Gold notes that the professors found that, during periods of “marked” inflation, equities far outpace bonds, which average a dismal -23.2% real return during such periods. But while equity returns are better, they aren’t good in real terms, averaging -12%.

Over the long term, several strategists, including David Dreman, have shown that inflation eats away tremendously at the returns of bonds. Stocks, in contrast, tend to generate higher nominal overall returns (and companies behind the stocks have the ability to pass some costs on to consumers during inflationary times), so inflation eats away a much lower portion of those nominal returns over the long haul.

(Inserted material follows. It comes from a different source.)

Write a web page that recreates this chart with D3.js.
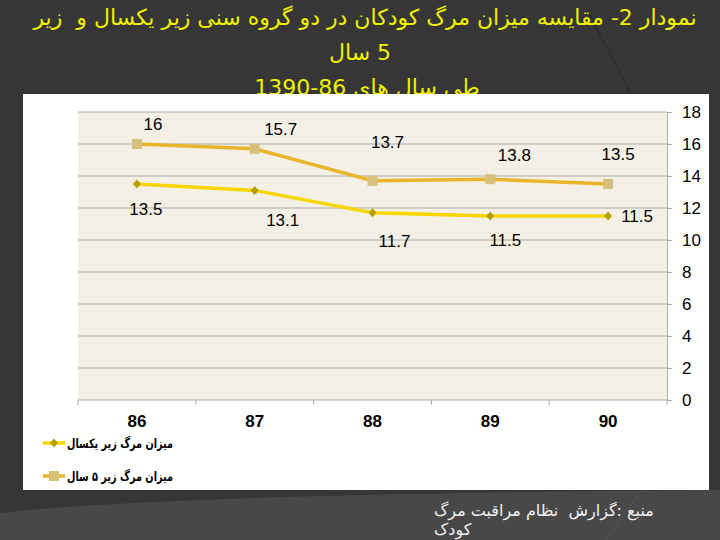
<!DOCTYPE html>
<html>
<head>
<meta charset="utf-8">
<script src="https://cdn.jsdelivr.net/npm/d3@7"></script>
<style>
  body { margin: 0; background: #363636; overflow: hidden; }
  svg { display: block; }
  text { white-space: pre; }
</style>
</head>
<body>
<div id="display"></div>
<script>
// chart data
var years = ["86", "87", "88", "89", "90"];
var under1Deaths = [13.5, 13.1, 11.7, 11.5, 11.5];
var under5Deaths = [16, 15.7, 13.7, 13.8, 13.5];
var yTicks = [0, 2, 4, 6, 8, 10, 12, 14, 16, 18];
var seriesNames = ["میزان مرگ زیر یکسال", "میزان مرگ زیر ۵ سال"];
var titleLines = ["نمودار 2- مقایسه میزان مرگ کودکان در دو گروه سنی زیر یکسال و  زیر", "5 سال", "طی سال های 86-1390"];
var sourceLines = ["منبع :گزارش  نظام مراقبت مرگ", "کودک"];

// the labels in the original were dragged around by hand, so nudge them (px)
var under5LabelShift = [[16, -20], [26, -20], [15, -39], [24, -24], [10, -30]];
var under1LabelShift = [[9, 25], [28, 29], [22, 28], [15, 24], [29, 0]];

var width = 720, height = 540;
var plot = { left: 78, top: 112, right: 667, bottom: 400 };
var persianFont = "'DejaVu Sans', sans-serif";
var latinFont = "'Liberation Sans', Arial, sans-serif";

var svg = d3.select("#display").append("svg")
    .attr("width", width)
    .attr("height", height);

// right-to-left text; anchors get confusing with rtl so measure and centre it.
// align "left" puts the left edge at x0, "middle" centres on x0.
// fitWidth squeezes the run to a given width (the slide used a narrow font)
var rtlText = function (str, x0, y0, align, size, weight, color, fitWidth) {
    var t = svg.append("text")
        .attr("y", y0)
        .attr("direction", "rtl")
        .attr("text-anchor", "middle")
        .attr("font-family", persianFont)
        .attr("font-size", size)
        .attr("font-weight", weight)
        .attr("fill", color)
        .text(str);
    var w = t.node().getComputedTextLength();
    if (fitWidth) {
        t.attr("textLength", fitWidth).attr("lengthAdjust", "spacingAndGlyphs");
        w = fitWidth;
    }
    t.attr("x", align == "left" ? x0 + w / 2 : x0);
    return t;
};

// slide background plus the lighter swoosh at the bottom
svg.append("rect").attr("width", width).attr("height", height).attr("fill", "#363636");
svg.append("path")
    .attr("d", "M0,513 Q160,494 720,490 L720,540 L0,540 Z")
    .attr("fill", "#484848");
svg.append("line")
    .attr("x1", 588).attr("y1", 12).attr("x2", 632).attr("y2", 96)
    .attr("stroke", "#2c2c2c").attr("stroke-width", 1.5);
svg.append("line")
    .attr("x1", 642).attr("y1", 490).attr("x2", 606).attr("y2", 540)
    .attr("stroke", "#555555").attr("stroke-width", 1);

// title, three lines (the last one runs under the chart box)
rtlText(titleLines[0], 365, 25, "middle", 22, "normal", "#f0f000");
rtlText(titleLines[1], 360, 60, "middle", 22, "normal", "#f0f000");
rtlText(titleLines[2], 367, 95, "middle", 22, "normal", "#f0f000");

// white chart box and the beige plot area
svg.append("rect")
    .attr("x", 23).attr("y", 94).attr("width", 686).attr("height", 396)
    .attr("fill", "#ffffff");
svg.append("rect")
    .attr("x", plot.left).attr("y", plot.top)
    .attr("width", plot.right - plot.left).attr("height", plot.bottom - plot.top)
    .attr("fill", "#f4f0e6");

var x = d3.scaleBand().domain(years).range([plot.left, plot.right]);
var y = d3.scaleLinear().domain([0, 18]).range([plot.bottom, plot.top]);
var cx = function (d) { return x(d) + x.bandwidth() / 2; };

// horizontal grid
svg.append("g").selectAll("line")
    .data(yTicks)
    .enter().append("line")
    .attr("x1", plot.left).attr("x2", plot.right)
    .attr("y1", function (d) { return y(d); })
    .attr("y2", function (d) { return y(d); })
    .attr("stroke", "#aaaaaa").attr("stroke-width", 1);

// value axis on the right
var yAxis = svg.append("g")
    .attr("transform", "translate(" + plot.right + ",0)")
    .call(d3.axisRight(y).tickValues(yTicks).tickSizeInner(5).tickSizeOuter(0).tickPadding(10));
yAxis.selectAll("path, line").attr("stroke", "#aaaaaa");
yAxis.selectAll("text")
    .attr("font-family", latinFont)
    .attr("font-size", 17).attr("fill", "#000000");

// category axis, ticks sit between the categories
var xAxis = svg.append("g")
    .attr("transform", "translate(0," + plot.bottom + ")")
    .call(d3.axisBottom(x).tickSize(0).tickPadding(15));
xAxis.select(".domain").remove();
xAxis.selectAll("text")
    .attr("font-family", latinFont)
    .attr("font-size", 17).attr("font-weight", "bold").attr("fill", "#000000");
var edges = years.map(function (d) { return x(d); }).concat([x(years[years.length - 1]) + x.bandwidth()]);
svg.append("g").selectAll("line")
    .data(edges)
    .enter().append("line")
    .attr("x1", function (d) { return d; }).attr("x2", function (d) { return d; })
    .attr("y1", plot.bottom).attr("y2", plot.bottom + 5)
    .attr("stroke", "#aaaaaa");

var series = [
    { name: seriesNames[1], values: under5Deaths, shift: under5LabelShift, line: "#e8b62c", mark: "#d9c07a", shape: "square" },
    { name: seriesNames[0], values: under1Deaths, shift: under1LabelShift, line: "#f7d500", mark: "#b89e00", shape: "diamond" }
];

var lineGen = d3.line()
    .x(function (d, i) { return cx(years[i]); })
    .y(function (d) { return y(d); });

var drawMarker = function (g, s, px, py) {
    if (s.shape == "square") {
        g.append("rect")
            .attr("x", px - 5).attr("y", py - 5).attr("width", 10).attr("height", 10)
            .attr("fill", s.mark);
    } else {
        g.append("path")
            .attr("d", "M" + px + "," + (py - 4.5) + " L" + (px + 4) + "," + py + " L" + px + "," + (py + 4.5) + " L" + (px - 4) + "," + py + " Z")
            .attr("fill", s.mark);
    }
};

series.forEach(function (s) {
    var g = svg.append("g");
    g.append("path")
        .datum(s.values)
        .attr("d", lineGen)
        .attr("fill", "none")
        .attr("stroke", s.line)
        .attr("stroke-width", 3.5);
    s.values.forEach(function (v, i) {
        drawMarker(g, s, cx(years[i]), y(v));
    });
    g.selectAll("text")
        .data(s.values)
        .enter().append("text")
        .attr("x", function (d, i) { return cx(years[i]) + s.shift[i][0]; })
        .attr("y", function (d, i) { return y(d) + s.shift[i][1]; })
        .attr("dy", "0.36em")
        .attr("text-anchor", "middle")
        .attr("font-family", latinFont)
        .attr("font-size", 17).attr("fill", "#000000")
        .text(function (d) { return d; });
});

// legend, bottom left of the box
var legendRows = [series[1], series[0]];
legendRows.forEach(function (s, i) {
    var ly = 443 + i * 33;
    var g = svg.append("g");
    g.append("line")
        .attr("x1", 43).attr("x2", 65).attr("y1", ly).attr("y2", ly)
        .attr("stroke", s.line).attr("stroke-width", 3.5);
    drawMarker(g, s, 54, ly);
    rtlText(s.name, 67, ly + 5, "left", 13, "bold", "#000000", 106);
});

// source note
sourceLines.forEach(function (t, i) {
    rtlText(t, 434, 516 + i * 19, "left", 16, "normal", "#f2f2f2");
});
</script>
</body>
</html>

But Gold notes that even Wharton Professor and Stocks for the Long Run author Jeremy Siegel, a big proponent in investing in stocks for the long term, has acknowledged stocks’ lack of short-term inflation-beating power. “Over 30-year periods, the return on stocks after inflation is virtually unaffected by the inflation rate,” Siegel wrote in Kiplinger’s last year. “Although stocks do well when annual inflation is in the range of 2% to 5%, their performance begins to falter when inflation exceeds 5%.” That’s because “companies can’t always pass along increased costs, especially in the case of an important raw material, such as oil. As a result, many companies will see their profits squeezed.” Siegel says that “stocks are not good short-term hedges against rapidly increasing inflation, but bonds are worse.”

Dimson, Marsh, and Staunton say that “gold is the only asset that does not have its real value reduced by inflation,” though they add that gold “has generated volatile price fluctuations … There have been long periods when the gold investor was ‘underwater’ in real terms.” They also say that housing is a good hedge against inflation.